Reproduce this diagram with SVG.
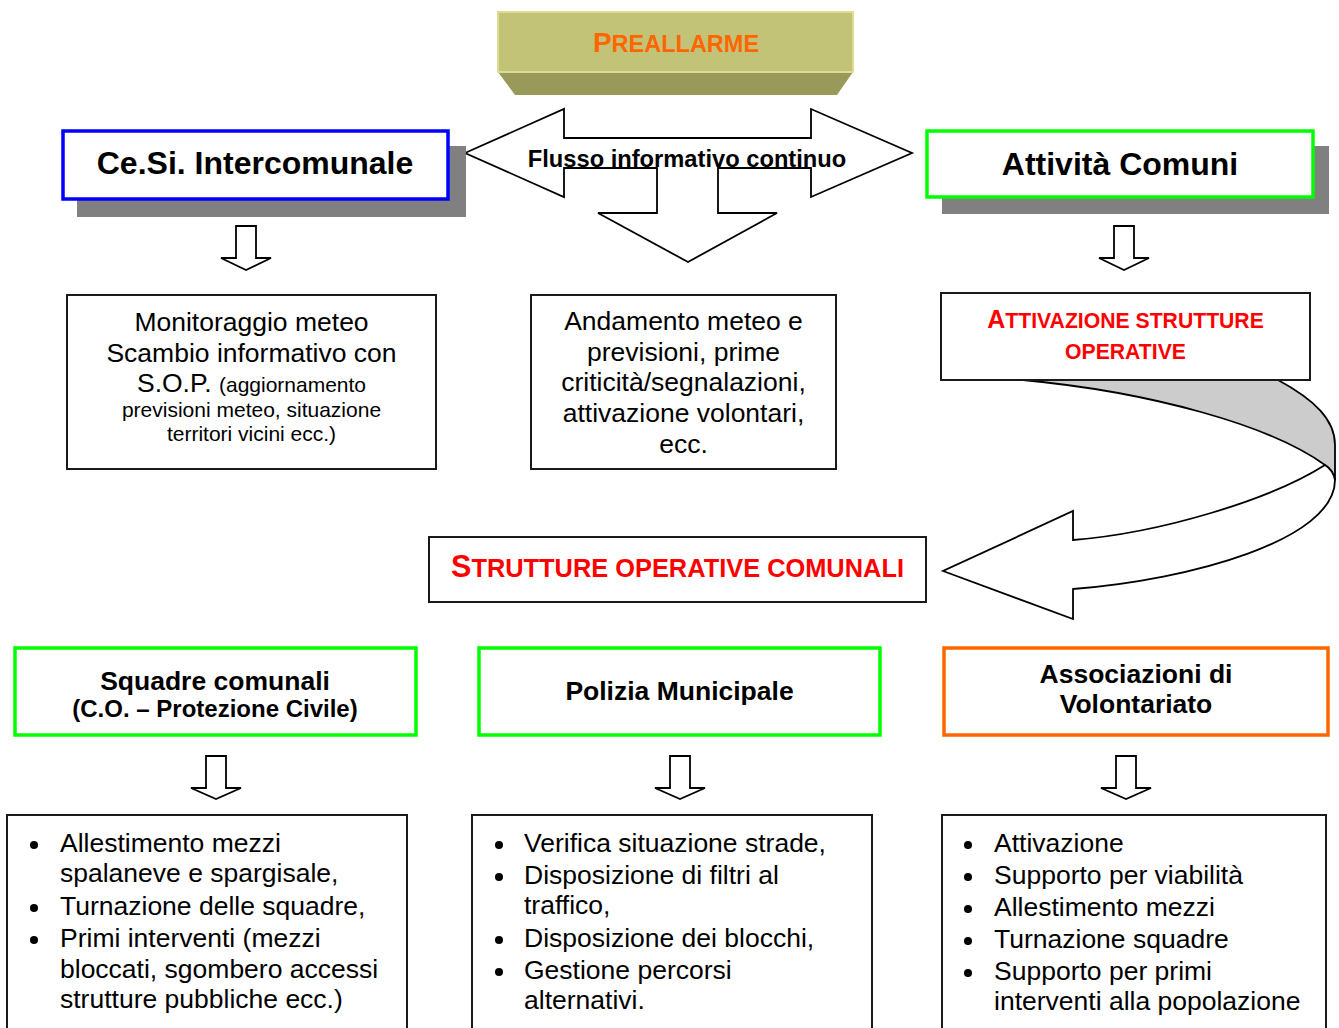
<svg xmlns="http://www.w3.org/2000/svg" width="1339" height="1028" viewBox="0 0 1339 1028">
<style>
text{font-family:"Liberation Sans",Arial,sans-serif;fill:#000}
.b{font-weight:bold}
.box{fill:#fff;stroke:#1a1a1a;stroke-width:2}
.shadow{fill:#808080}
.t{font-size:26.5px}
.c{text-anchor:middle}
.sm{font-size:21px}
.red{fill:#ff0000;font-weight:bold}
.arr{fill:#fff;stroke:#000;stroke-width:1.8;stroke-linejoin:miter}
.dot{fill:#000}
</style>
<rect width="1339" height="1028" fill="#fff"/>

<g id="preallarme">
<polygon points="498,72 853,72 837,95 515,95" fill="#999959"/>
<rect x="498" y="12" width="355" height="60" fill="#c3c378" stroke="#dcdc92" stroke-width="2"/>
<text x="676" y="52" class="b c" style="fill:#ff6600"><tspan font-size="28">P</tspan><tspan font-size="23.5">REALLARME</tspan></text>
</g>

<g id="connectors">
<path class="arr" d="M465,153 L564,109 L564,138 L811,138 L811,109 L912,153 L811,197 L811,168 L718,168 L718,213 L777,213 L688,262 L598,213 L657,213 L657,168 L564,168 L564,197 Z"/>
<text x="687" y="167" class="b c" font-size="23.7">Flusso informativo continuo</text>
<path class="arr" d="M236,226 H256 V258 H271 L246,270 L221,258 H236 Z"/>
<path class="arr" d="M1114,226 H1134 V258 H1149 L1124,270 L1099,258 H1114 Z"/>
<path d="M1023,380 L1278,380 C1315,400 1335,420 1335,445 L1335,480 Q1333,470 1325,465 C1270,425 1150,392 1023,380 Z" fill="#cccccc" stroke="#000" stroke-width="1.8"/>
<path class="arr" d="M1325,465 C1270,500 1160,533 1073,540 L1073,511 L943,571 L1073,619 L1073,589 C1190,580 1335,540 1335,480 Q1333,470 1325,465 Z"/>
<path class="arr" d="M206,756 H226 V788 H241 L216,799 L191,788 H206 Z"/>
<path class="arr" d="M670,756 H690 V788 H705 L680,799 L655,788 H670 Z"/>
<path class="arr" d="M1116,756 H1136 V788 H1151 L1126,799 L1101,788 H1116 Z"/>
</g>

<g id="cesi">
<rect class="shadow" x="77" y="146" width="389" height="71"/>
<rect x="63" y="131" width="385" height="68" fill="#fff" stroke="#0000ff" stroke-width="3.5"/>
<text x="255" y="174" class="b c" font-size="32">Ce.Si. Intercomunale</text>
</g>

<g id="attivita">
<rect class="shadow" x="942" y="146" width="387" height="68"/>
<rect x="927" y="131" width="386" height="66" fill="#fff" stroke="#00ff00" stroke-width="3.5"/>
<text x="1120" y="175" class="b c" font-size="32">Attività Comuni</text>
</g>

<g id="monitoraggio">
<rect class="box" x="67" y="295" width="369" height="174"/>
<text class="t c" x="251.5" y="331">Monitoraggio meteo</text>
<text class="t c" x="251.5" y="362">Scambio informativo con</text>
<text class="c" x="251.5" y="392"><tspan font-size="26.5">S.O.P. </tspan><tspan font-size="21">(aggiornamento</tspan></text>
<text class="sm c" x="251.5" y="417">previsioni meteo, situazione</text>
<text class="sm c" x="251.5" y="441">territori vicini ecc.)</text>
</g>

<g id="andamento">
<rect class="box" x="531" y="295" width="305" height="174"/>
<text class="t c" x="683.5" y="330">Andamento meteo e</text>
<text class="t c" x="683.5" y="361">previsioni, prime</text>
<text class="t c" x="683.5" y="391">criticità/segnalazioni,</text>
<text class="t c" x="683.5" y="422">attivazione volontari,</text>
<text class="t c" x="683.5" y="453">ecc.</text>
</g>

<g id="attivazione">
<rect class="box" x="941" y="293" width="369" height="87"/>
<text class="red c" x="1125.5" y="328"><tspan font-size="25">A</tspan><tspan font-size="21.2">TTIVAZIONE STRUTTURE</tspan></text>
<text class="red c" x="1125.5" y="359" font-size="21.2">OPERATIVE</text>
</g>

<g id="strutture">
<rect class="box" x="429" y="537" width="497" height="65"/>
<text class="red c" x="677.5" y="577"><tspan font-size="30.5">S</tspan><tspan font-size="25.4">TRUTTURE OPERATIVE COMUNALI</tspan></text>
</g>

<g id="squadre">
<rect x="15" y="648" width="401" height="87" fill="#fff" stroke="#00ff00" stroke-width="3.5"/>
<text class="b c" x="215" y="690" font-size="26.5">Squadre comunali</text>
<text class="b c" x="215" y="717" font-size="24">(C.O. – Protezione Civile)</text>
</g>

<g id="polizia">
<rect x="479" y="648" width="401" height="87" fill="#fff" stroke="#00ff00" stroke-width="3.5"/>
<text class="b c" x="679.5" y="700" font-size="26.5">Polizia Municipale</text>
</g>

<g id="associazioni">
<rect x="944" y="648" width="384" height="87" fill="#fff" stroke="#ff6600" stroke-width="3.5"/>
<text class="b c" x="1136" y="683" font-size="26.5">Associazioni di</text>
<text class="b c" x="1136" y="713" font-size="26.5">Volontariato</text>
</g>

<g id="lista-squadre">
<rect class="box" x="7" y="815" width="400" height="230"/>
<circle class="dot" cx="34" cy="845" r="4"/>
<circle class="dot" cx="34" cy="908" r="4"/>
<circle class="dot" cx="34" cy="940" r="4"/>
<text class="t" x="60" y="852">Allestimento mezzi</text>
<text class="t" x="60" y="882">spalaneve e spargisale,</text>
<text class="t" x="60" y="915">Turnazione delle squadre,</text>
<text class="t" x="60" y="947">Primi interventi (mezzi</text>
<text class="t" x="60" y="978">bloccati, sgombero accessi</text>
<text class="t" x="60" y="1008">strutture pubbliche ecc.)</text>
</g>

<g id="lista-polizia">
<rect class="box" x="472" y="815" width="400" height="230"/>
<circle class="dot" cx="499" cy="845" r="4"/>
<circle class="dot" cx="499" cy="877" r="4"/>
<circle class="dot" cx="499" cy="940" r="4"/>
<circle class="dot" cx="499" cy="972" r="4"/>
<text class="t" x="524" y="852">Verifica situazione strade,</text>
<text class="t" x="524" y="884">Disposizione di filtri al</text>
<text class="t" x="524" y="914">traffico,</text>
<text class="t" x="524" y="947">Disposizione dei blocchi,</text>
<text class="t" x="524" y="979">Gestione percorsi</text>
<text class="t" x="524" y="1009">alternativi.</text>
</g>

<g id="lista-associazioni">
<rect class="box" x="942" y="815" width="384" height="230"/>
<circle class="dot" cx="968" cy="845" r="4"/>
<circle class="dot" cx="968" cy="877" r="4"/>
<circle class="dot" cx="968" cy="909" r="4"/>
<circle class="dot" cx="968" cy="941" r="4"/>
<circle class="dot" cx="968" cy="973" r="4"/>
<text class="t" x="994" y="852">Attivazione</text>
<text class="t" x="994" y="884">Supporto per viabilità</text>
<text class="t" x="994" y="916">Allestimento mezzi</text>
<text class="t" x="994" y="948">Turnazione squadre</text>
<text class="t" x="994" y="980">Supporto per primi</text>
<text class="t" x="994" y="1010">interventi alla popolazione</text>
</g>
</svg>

#### TASK DESCRIPTION
Would you return the data exactly as written, without the pictures?

#### IN RESPONSE
Reproduce this diagram with SVG.
<svg xmlns="http://www.w3.org/2000/svg" width="1339" height="1028" viewBox="0 0 1339 1028">
<style>
text{font-family:"Liberation Sans",Arial,sans-serif;fill:#000}
.b{font-weight:bold}
.box{fill:#fff;stroke:#1a1a1a;stroke-width:2}
.shadow{fill:#808080}
.t{font-size:26.5px}
.c{text-anchor:middle}
.sm{font-size:21px}
.red{fill:#ff0000;font-weight:bold}
.arr{fill:#fff;stroke:#000;stroke-width:1.8;stroke-linejoin:miter}
.dot{fill:#000}
</style>
<rect width="1339" height="1028" fill="#fff"/>

<g id="preallarme">
<polygon points="498,72 853,72 837,95 515,95" fill="#999959"/>
<rect x="498" y="12" width="355" height="60" fill="#c3c378" stroke="#dcdc92" stroke-width="2"/>
<text x="676" y="52" class="b c" style="fill:#ff6600"><tspan font-size="28">P</tspan><tspan font-size="23.5">REALLARME</tspan></text>
</g>

<g id="connectors">
<path class="arr" d="M465,153 L564,109 L564,138 L811,138 L811,109 L912,153 L811,197 L811,168 L718,168 L718,213 L777,213 L688,262 L598,213 L657,213 L657,168 L564,168 L564,197 Z"/>
<text x="687" y="167" class="b c" font-size="23.7">Flusso informativo continuo</text>
<path class="arr" d="M236,226 H256 V258 H271 L246,270 L221,258 H236 Z"/>
<path class="arr" d="M1114,226 H1134 V258 H1149 L1124,270 L1099,258 H1114 Z"/>
<path d="M1023,380 L1278,380 C1315,400 1335,420 1335,445 L1335,480 Q1333,470 1325,465 C1270,425 1150,392 1023,380 Z" fill="#cccccc" stroke="#000" stroke-width="1.8"/>
<path class="arr" d="M1325,465 C1270,500 1160,533 1073,540 L1073,511 L943,571 L1073,619 L1073,589 C1190,580 1335,540 1335,480 Q1333,470 1325,465 Z"/>
<path class="arr" d="M206,756 H226 V788 H241 L216,799 L191,788 H206 Z"/>
<path class="arr" d="M670,756 H690 V788 H705 L680,799 L655,788 H670 Z"/>
<path class="arr" d="M1116,756 H1136 V788 H1151 L1126,799 L1101,788 H1116 Z"/>
</g>

<g id="cesi">
<rect class="shadow" x="77" y="146" width="389" height="71"/>
<rect x="63" y="131" width="385" height="68" fill="#fff" stroke="#0000ff" stroke-width="3.5"/>
<text x="255" y="174" class="b c" font-size="32">Ce.Si. Intercomunale</text>
</g>

<g id="attivita">
<rect class="shadow" x="942" y="146" width="387" height="68"/>
<rect x="927" y="131" width="386" height="66" fill="#fff" stroke="#00ff00" stroke-width="3.5"/>
<text x="1120" y="175" class="b c" font-size="32">Attività Comuni</text>
</g>

<g id="monitoraggio">
<rect class="box" x="67" y="295" width="369" height="174"/>
<text class="t c" x="251.5" y="331">Monitoraggio meteo</text>
<text class="t c" x="251.5" y="362">Scambio informativo con</text>
<text class="c" x="251.5" y="392"><tspan font-size="26.5">S.O.P. </tspan><tspan font-size="21">(aggiornamento</tspan></text>
<text class="sm c" x="251.5" y="417">previsioni meteo, situazione</text>
<text class="sm c" x="251.5" y="441">territori vicini ecc.)</text>
</g>

<g id="andamento">
<rect class="box" x="531" y="295" width="305" height="174"/>
<text class="t c" x="683.5" y="330">Andamento meteo e</text>
<text class="t c" x="683.5" y="361">previsioni, prime</text>
<text class="t c" x="683.5" y="391">criticità/segnalazioni,</text>
<text class="t c" x="683.5" y="422">attivazione volontari,</text>
<text class="t c" x="683.5" y="453">ecc.</text>
</g>

<g id="attivazione">
<rect class="box" x="941" y="293" width="369" height="87"/>
<text class="red c" x="1125.5" y="328"><tspan font-size="25">A</tspan><tspan font-size="21.2">TTIVAZIONE STRUTTURE</tspan></text>
<text class="red c" x="1125.5" y="359" font-size="21.2">OPERATIVE</text>
</g>

<g id="strutture">
<rect class="box" x="429" y="537" width="497" height="65"/>
<text class="red c" x="677.5" y="577"><tspan font-size="30.5">S</tspan><tspan font-size="25.4">TRUTTURE OPERATIVE COMUNALI</tspan></text>
</g>

<g id="squadre">
<rect x="15" y="648" width="401" height="87" fill="#fff" stroke="#00ff00" stroke-width="3.5"/>
<text class="b c" x="215" y="690" font-size="26.5">Squadre comunali</text>
<text class="b c" x="215" y="717" font-size="24">(C.O. – Protezione Civile)</text>
</g>

<g id="polizia">
<rect x="479" y="648" width="401" height="87" fill="#fff" stroke="#00ff00" stroke-width="3.5"/>
<text class="b c" x="679.5" y="700" font-size="26.5">Polizia Municipale</text>
</g>

<g id="associazioni">
<rect x="944" y="648" width="384" height="87" fill="#fff" stroke="#ff6600" stroke-width="3.5"/>
<text class="b c" x="1136" y="683" font-size="26.5">Associazioni di</text>
<text class="b c" x="1136" y="713" font-size="26.5">Volontariato</text>
</g>

<g id="lista-squadre">
<rect class="box" x="7" y="815" width="400" height="230"/>
<circle class="dot" cx="34" cy="845" r="4"/>
<circle class="dot" cx="34" cy="908" r="4"/>
<circle class="dot" cx="34" cy="940" r="4"/>
<text class="t" x="60" y="852">Allestimento mezzi</text>
<text class="t" x="60" y="882">spalaneve e spargisale,</text>
<text class="t" x="60" y="915">Turnazione delle squadre,</text>
<text class="t" x="60" y="947">Primi interventi (mezzi</text>
<text class="t" x="60" y="978">bloccati, sgombero accessi</text>
<text class="t" x="60" y="1008">strutture pubbliche ecc.)</text>
</g>

<g id="lista-polizia">
<rect class="box" x="472" y="815" width="400" height="230"/>
<circle class="dot" cx="499" cy="845" r="4"/>
<circle class="dot" cx="499" cy="877" r="4"/>
<circle class="dot" cx="499" cy="940" r="4"/>
<circle class="dot" cx="499" cy="972" r="4"/>
<text class="t" x="524" y="852">Verifica situazione strade,</text>
<text class="t" x="524" y="884">Disposizione di filtri al</text>
<text class="t" x="524" y="914">traffico,</text>
<text class="t" x="524" y="947">Disposizione dei blocchi,</text>
<text class="t" x="524" y="979">Gestione percorsi</text>
<text class="t" x="524" y="1009">alternativi.</text>
</g>

<g id="lista-associazioni">
<rect class="box" x="942" y="815" width="384" height="230"/>
<circle class="dot" cx="968" cy="845" r="4"/>
<circle class="dot" cx="968" cy="877" r="4"/>
<circle class="dot" cx="968" cy="909" r="4"/>
<circle class="dot" cx="968" cy="941" r="4"/>
<circle class="dot" cx="968" cy="973" r="4"/>
<text class="t" x="994" y="852">Attivazione</text>
<text class="t" x="994" y="884">Supporto per viabilità</text>
<text class="t" x="994" y="916">Allestimento mezzi</text>
<text class="t" x="994" y="948">Turnazione squadre</text>
<text class="t" x="994" y="980">Supporto per primi</text>
<text class="t" x="994" y="1010">interventi alla popolazione</text>
</g>
</svg>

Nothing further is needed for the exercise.